Hernando group searching for families to become foster parents

Kids Central’s informational event, Open Your Heart was featured in Hernando Today. Read the story at Hernando Today.

Last year, 259 children in Hernando County were placed in out-of-home care after being abused, neglected or abandoned. And, for the past 23 years, hundreds of children have gone to live with Linda Hoins and her husband, Patrick. The Hoins are one of 32 licensed foster homes in the county eligible to take in children in need of a place to live.

“I think it takes a special person but I think everybody has that special-ness in them,” Hoins said. “It’s such a rewarding thing for them to do good and see these kids do good.”

Nicole Pulcini Mason of Kids Central, Inc. said the nonprofit places children in foster care in Marion, Lake, Sumter, Citrus and Hernando counties. Last year, 2,000 children were removed from their homes in the central Florida area, according to Pulcini Mason. “We try to keep kids as much as possible with their parents, or relatives if it’s safe, but that’s not always possible,” Pulcini Mason said. “So then we go for our loving foster parents … we want family-like settings as much as possible.”

Pulcini Mason said Hernando is in better shape than Citrus and Sumter counties, which have “critical low” numbers of foster families, in part due to older county residents and the prevalence of substance abuse. Still, the nonprofit is looking for additional families in Hernando County to step up and become foster families.
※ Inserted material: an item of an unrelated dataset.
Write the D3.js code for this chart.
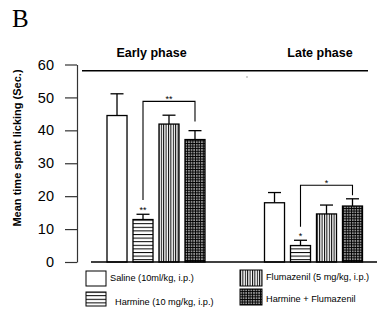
<!DOCTYPE html>
<html>
<head>
<meta charset="utf-8">
<script src="https://cdn.jsdelivr.net/npm/d3@7"></script>
<style>
  html, body { margin: 0; padding: 0; background: #fff; }
  svg { display: block; }
</style>
</head>
<body>
<div id="chart"></div>
<script>
// data
const phases = ["Early phase", "Late phase"];
const treatments = ["Saline", "Harmine", "Flumazenil", "Harmine + Flumazenil"];
const legendLabels = ["Saline (10ml/kg, i.p.)", "Harmine (10 mg/kg, i.p.)", "Flumazenil (5 mg/kg, i.p.)", "Harmine + Flumazenil"];
const earlyMeans = [44.5, 12.9, 41.9, 37.2];
const earlyErr = [6.6, 1.6, 2.7, 2.7];
const lateMeans = [18.0, 5.0, 14.6, 17.0];
const lateErr = [3.1, 1.6, 2.7, 2.2];
const yTicks = [0, 10, 20, 30, 40, 50, 60];
// significance brackets: from bar a to bar b, level + leg ends in data units
const brackets = [
  { phase: "Early phase", a: 1, b: 3, level: 48.8, legA: 18.8, legB: 42.7, label: "**" },
  { phase: "Late phase", a: 1, b: 3, level: 23.3, legA: 10.7, legB: 20.3, label: "*" }
];
const barStars = [
  { phase: "Early phase", i: 1, label: "**" },
  { phase: "Late phase", i: 1, label: "*" }
];

const width = 377, height = 309;
const fills = ["#fff", "url(#p-hor)", "url(#p-ver)", "url(#p-grid)"];

const svg = d3.select("#chart").append("svg")
    .attr("width", width)
    .attr("height", height)
    .style("font-family", "Arial, 'Liberation Sans', sans-serif");

// patterns
const defs = svg.append("defs");
const ph = defs.append("pattern").attr("id", "p-hor").attr("patternUnits", "userSpaceOnUse")
    .attr("width", 4).attr("height", 3.6);
ph.append("rect").attr("width", 4).attr("height", 3.6).attr("fill", "#fff");
ph.append("rect").attr("y", 0).attr("width", 4).attr("height", 1).attr("fill", "#000");

const pv = defs.append("pattern").attr("id", "p-ver").attr("patternUnits", "userSpaceOnUse")
    .attr("width", 2.4).attr("height", 4);
pv.append("rect").attr("width", 2.4).attr("height", 4).attr("fill", "#fff");
pv.append("rect").attr("x", 0).attr("width", 1).attr("height", 4).attr("fill", "#000");

const pg = defs.append("pattern").attr("id", "p-grid").attr("patternUnits", "userSpaceOnUse")
    .attr("width", 2.6).attr("height", 2.6);
pg.append("rect").attr("width", 2.6).attr("height", 2.6).attr("fill", "#000");
pg.append("rect").attr("x", 1.1).attr("y", 1.1).attr("width", 1.3).attr("height", 1.3).attr("fill", "#fff");

// scales
const y = d3.scaleLinear().domain([0, 60]).range([262, 64.5]);
const x0 = d3.scalePoint().domain(phases).range([156, 313.5]);
const x1 = d3.scaleBand().domain(treatments).range([-49, 49]).paddingInner(0.23).paddingOuter(0);
const bw = x1.bandwidth();

const rows = [];
phases.forEach((p, pi) => {
  const means = pi === 0 ? earlyMeans : lateMeans;
  const errs = pi === 0 ? earlyErr : lateErr;
  treatments.forEach((t, i) => rows.push({ phase: p, t, i, mean: means[i], err: errs[i] }));
});
const bx = (p, i) => x0(p) + x1(treatments[i]);

// "B"
svg.append("text")
    .attr("x", 12).attr("y", 27)
    .style("font-family", "'Liberation Serif', 'Times New Roman', serif")
    .style("font-size", "25px")
    .text("B");

// y axis
const yAxis = svg.append("g")
    .attr("transform", "translate(77,0)")
    .call(d3.axisLeft(y).tickValues(yTicks).tickSize(12).tickSizeOuter(0).tickPadding(11));
yAxis.select(".domain").attr("stroke", "#333").attr("stroke-width", 1.2);
yAxis.selectAll(".tick line").attr("stroke", "#333").attr("stroke-width", 1.2);
yAxis.selectAll(".tick text")
    .style("font-size", "14.5px")
    .style("font-family", "Arial, 'Liberation Sans', sans-serif")
    .attr("fill", "#000");

svg.append("text")
    .attr("transform", "translate(20.5,148) rotate(-90)")
    .attr("text-anchor", "middle")
    .style("font-size", "11px")
    .style("font-weight", "bold")
    .text("Mean time spent licking (Sec.)");

// phase header line + labels
svg.append("line")
    .attr("x1", 82).attr("x2", 368)
    .attr("y1", 70.7).attr("y2", 70.7)
    .attr("stroke", "#000").attr("stroke-width", 1.5);
const phaseLabelDx = [-4.5, 6.5];
svg.selectAll(".phase-label")
  .data(phases)
  .join("text")
    .attr("class", "phase-label")
    .attr("x", (d, i) => x0(d) + phaseLabelDx[i])
    .attr("y", 57)
    .attr("text-anchor", "middle")
    .style("font-size", "12.5px")
    .style("font-weight", "bold")
    .text(d => d);
svg.append("rect").attr("x", 246.5).attr("y", 76.5).attr("width", 1).attr("height", 1).attr("fill", "#444");

// error bars (upper only)
const eb = svg.append("g").attr("stroke", "#000").attr("stroke-width", 1.3);
eb.selectAll(".stem")
  .data(rows)
  .join("line")
    .attr("x1", d => bx(d.phase, d.i) + bw / 2)
    .attr("x2", d => bx(d.phase, d.i) + bw / 2)
    .attr("y1", d => y(d.mean))
    .attr("y2", d => y(d.mean + d.err));
eb.selectAll(".cap")
  .data(rows)
  .join("line")
    .attr("x1", d => bx(d.phase, d.i) + bw / 2 - 6.5)
    .attr("x2", d => bx(d.phase, d.i) + bw / 2 + 6.5)
    .attr("y1", d => y(d.mean + d.err))
    .attr("y2", d => y(d.mean + d.err));

// bars
svg.append("g")
  .selectAll("rect")
  .data(rows)
  .join("rect")
    .attr("x", d => bx(d.phase, d.i))
    .attr("y", d => y(d.mean))
    .attr("width", bw)
    .attr("height", d => y(0) - y(d.mean))
    .attr("fill", d => fills[d.i])
    .attr("stroke", "#000")
    .attr("stroke-width", 1.3);

// x baseline
svg.append("line")
    .attr("x1", 91).attr("x2", width)
    .attr("y1", y(0)).attr("y2", y(0))
    .attr("stroke", "#000").attr("stroke-width", 1.5);

// significance brackets
const sg = svg.append("g");
brackets.forEach(b => {
  const xa = bx(b.phase, b.a) + bw / 2;
  const xb = bx(b.phase, b.b) + bw / 2;
  sg.append("path")
      .attr("d", `M${xa},${y(b.legA)}V${y(b.level)}H${xb}V${y(b.legB)}`)
      .attr("fill", "none")
      .attr("stroke", "#000")
      .attr("stroke-width", 1.1);
  sg.append("text")
      .attr("x", (xa + xb) / 2)
      .attr("y", y(b.level) + 1)
      .attr("text-anchor", "middle")
      .style("font-size", "9px")
      .text(b.label);
});
barStars.forEach(s => {
  const r = rows.find(d => d.phase === s.phase && d.i === s.i);
  sg.append("text")
      .attr("x", bx(s.phase, s.i) + bw / 2)
      .attr("y", y(r.mean + r.err) - 1)
      .attr("text-anchor", "middle")
      .style("font-size", "9px")
      .text(s.label);
});

// legend
const legendPos = [
  { x: 86, y: 271, w: 20, h: 15, tx: 110, ty: 278 },
  { x: 86, y: 292, w: 20, h: 14, tx: 115, ty: 302 },
  { x: 240, y: 270, w: 22, h: 16, tx: 266, ty: 277 },
  { x: 240, y: 289, w: 22, h: 16, tx: 266, ty: 298.5 }
];
const lg = svg.append("g").selectAll("g")
  .data(legendLabels)
  .join("g");
lg.append("rect")
    .attr("x", (d, i) => legendPos[i].x)
    .attr("y", (d, i) => legendPos[i].y)
    .attr("width", (d, i) => legendPos[i].w)
    .attr("height", (d, i) => legendPos[i].h)
    .attr("fill", (d, i) => fills[i])
    .attr("stroke", "#000")
    .attr("stroke-width", 1);
lg.append("text")
    .attr("x", (d, i) => legendPos[i].tx)
    .attr("y", (d, i) => legendPos[i].ty)
    .attr("dy", "0.35em")
    .style("font-size", "9.2px")
    .text(d => d);
</script>
</body>
</html>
An informational event, called “Open Your Heart” is planned for Saturday in Spring Hill, as part of Child Abuse Prevention Month. “The whole point of ‘Open Your Heart’ is to have those who live the life tell you what it’s really like, to tell you the challenges, the successes, tell you why they do it,” Pulcini Mason said. “Because before it was the professionals, and they sounds like car salesmen.”

Hoins, who previously worked in medical billing, serves as president of The Foster Parent Association of Hernando County, a support group for local foster parents that also raises funds to make up for state funding gaps. “It’s good support. I get a lot of phone calls from people who are upset about this or upset about that … I give them advice on where to go, where to call,” Hoins said.

Both Pulcini Mason and Hoins agree one of the most difficult parts of becoming a foster parent is navigating the often-confusing bureaucratic system. “It’s an overburdened system, you just have to keep sight,” Pulcini Mason said. With 941 children as verified victims of abuse last year – and nearly half of all the cases related to substance abuse – providing a safe home, even if just for a few nights at times, is the main goal for Hoins. “You’ve got to put yourself in those kids’ position,” Hoins said. They have been through so much, even though they might sit there and be nasty to you, or curse at us, that’s not their fault. I don’t even know how they survived, the things they have been through it is unbelievable, and they’ve come this far

“An adult could have never went through what these kids went through.”

Open Your Heart starts at 9:30 a.m. on Saturday with a pancake breakfast at the First United Methodist Church, 9344 Spring Hill Drive, and lasts until 1 p.m.